Director: ORSON WELLES

FRANCE-ITALY-W. GERMANY • 1962 • BLACK AND WHITE • 35MM • 120 MIN


Accused of an unspecified crime, Josef K. (Anthony Perkins) awakens one morning into a nightmare of police harassment and bureaucratic madness. The film’s dazzling soundtrack distortions and spatial manipulations correspond to Kafka’s concept of the law as a labyrinthine maze designed to disorientate anyone caught in its web.

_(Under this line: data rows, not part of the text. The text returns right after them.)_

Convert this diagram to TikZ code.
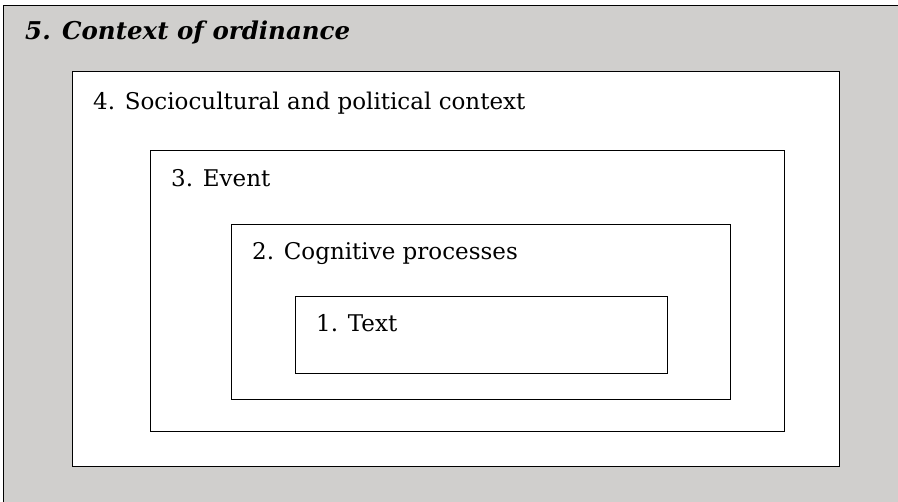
\documentclass[tikz,border=0pt]{standalone}
\usepackage{fontspec}
\setmainfont{DejaVu Serif}
\usetikzlibrary{positioning}

\definecolor{ordgray}{RGB}{208,207,205}

\tikzset{
	layer/.style={draw=black, fill=white, line width=0.85pt},
	label/.style={anchor=base west, inner sep=0pt, font=\fontsize{23}{27}\selectfont}
}

\begin{document}
\begin{tikzpicture}[x=1pt, y=-1pt]
	\useasboundingbox (0,0) rectangle (898,502);
	\clip (0,0) rectangle (898,502);
	
	% outer layer
	\fill[ordgray] (3,5) rectangle (905,510);
	\draw[line width=0.85pt] (3,510) -- (3,5) -- (905,5);
	
	% nested layers
	\draw[layer] (72,71) coordinate (lt4) rectangle (839,466) coordinate (rb4);
	\draw[layer] (150,150) coordinate (lt3) rectangle (784,431) coordinate (rb3);
	\draw[layer] (231,224) coordinate (lt2) rectangle (730,399) coordinate (rb2);
	\draw[layer] (295,296) coordinate (lt1) rectangle (667,373) coordinate (rb1);
	
	\node[label, font=\fontsize{24.5}{28}\selectfont\bfseries\itshape] (ordinance) at (25,40) {5. Context of ordinance};
	\node[label] (socio) at (93,110) {4. Sociocultural and political context};
	\node[label] (event) at (171,187) {3. Event};
	\node[label] (cognitive) at (252,260) {2. Cognitive processes};
	\node[label] (text) at (316,332) {1. Text};
\end{tikzpicture}
\end{document}
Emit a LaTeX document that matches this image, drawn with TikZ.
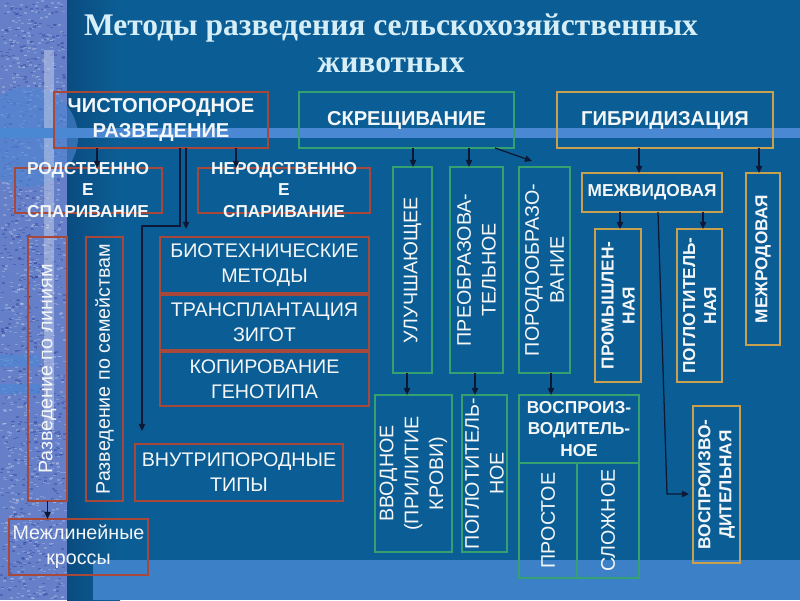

Describing The Trial as about ‘the oppression of the individual in modern society’, Welles made it with a degree of artistic control he had not enjoyed since Citizen Kane. The result is distinctly controversial. To the dismay of literary purists, Welles takes liberties with the text, altering narrative structure and characterisation, and lightening the tone: it sometimes seems more Lewis Carroll than Franz Kafka. Conversely, François Truffaut thought there was a mismatch between auteur and material: unlike Kafka, he thought, Welles’ best films are about people who are bigger than life, not smaller. But the key Wellesian themes — abuse of power, the innocent abroad in a corrupt world — are all there; the imagery of paranoia and urban depersonalisation is extraordinary; and the cast (Perkins, Jeanne Moreau, Romy Schneider, Akim Tamiroff) often superb.